Aware of the shortcomings of the ESA – both in terms of species recovery and the economic harm it inflicts on affected areas – the Trump administration last year adopted new rules for the statute aimed at speeding up recovery and enlisting the cooperation of landowners to that end.

Cooperation Instead of Coercion

Referring to the CCAA program, Georgia Parham, a spokeswoman for FWS told Bloomberg: “It’s designed to encourage landowners or land managers to conserve species that are at risk of extinction,” with the goal of avoiding listing altogether.

CCAAs are increasingly being used across the West to help protect the habitat of the greater sage grouse, a chicken-sized, ground-dwelling bird whose dwindling numbers raised concerns that it could be added to the Endangered Species List. That could wreak havoc on the region’s natural resources industry, and state and local officials, along with the private sector, have welcomed CCAAs as a viable alternative to an ESA listing.

“By engaging early in voluntary conservation, utilities and departments of transportation can avoid increased costs and additional delays as a result of a potential listing,” Iris Caldwell, program director at the University of Illinois at Chicago’s Energy Resources Center, which will administer the agreement, said in a statement.

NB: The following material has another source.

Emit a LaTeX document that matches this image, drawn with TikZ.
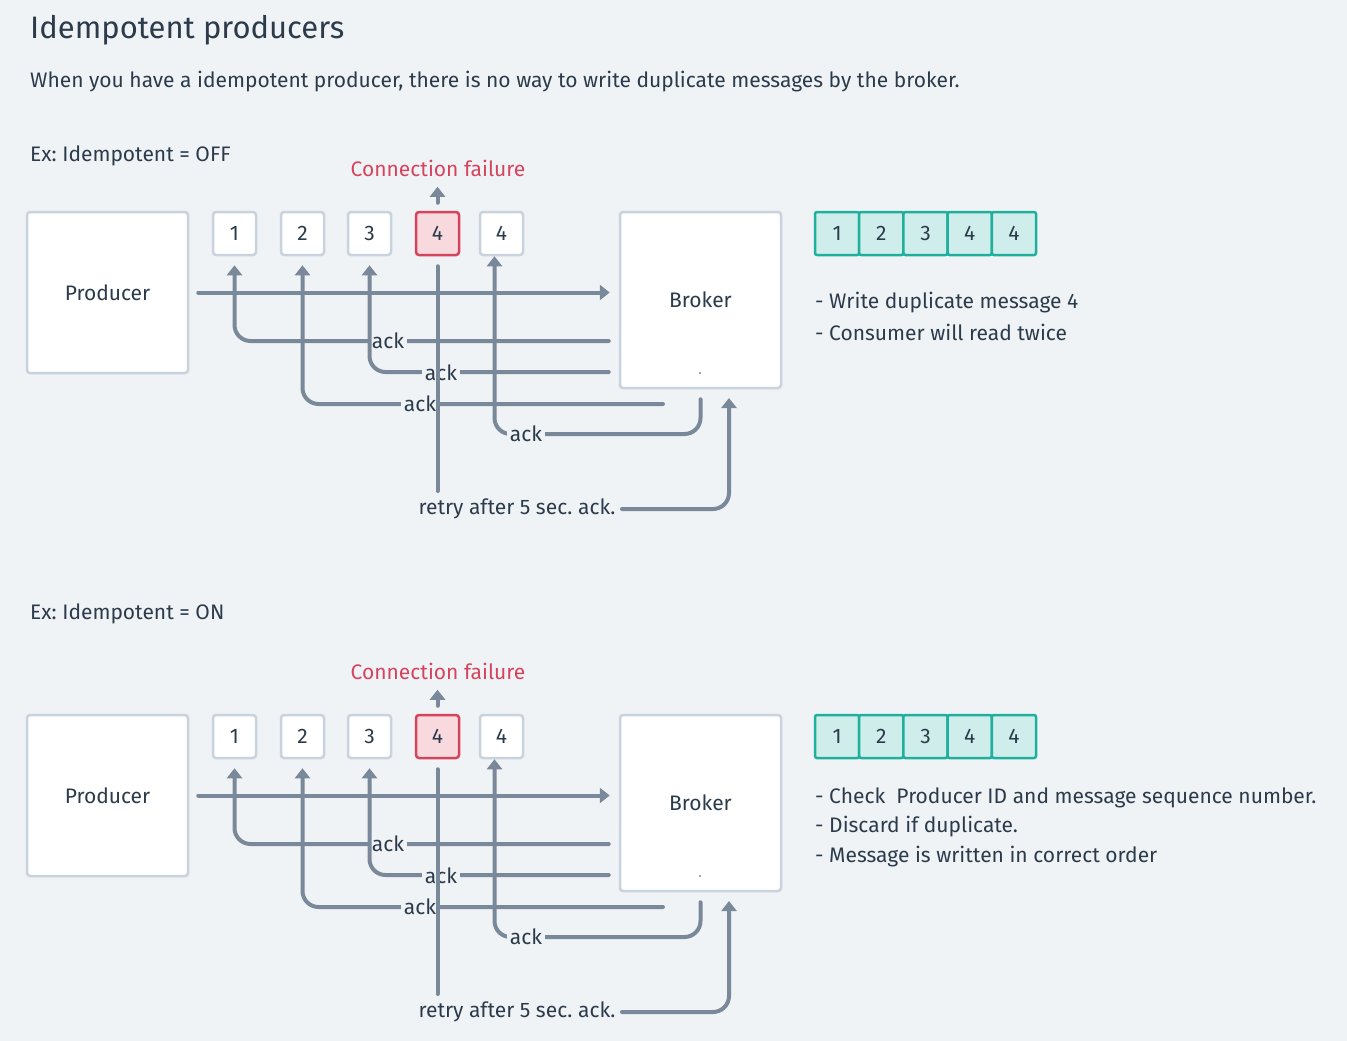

Encouraging Voluntary Conservation

Kathleen Sgamma, president of the Western Energy Alliance, which represents small oil and gas producers, points out that her industry has long supported CCAAs as a sensible way to protect at-risk species while minimizing economic harm to nearby communities.

“CCAAs can be an effective tool for protecting habitat while providing regulatory certainty for producers. CCAAs encourage voluntary conservation, and when they are working well, can take the place of a species list,” she told Bloomberg. “We support their voluntary use and other voluntary measures to protect species.”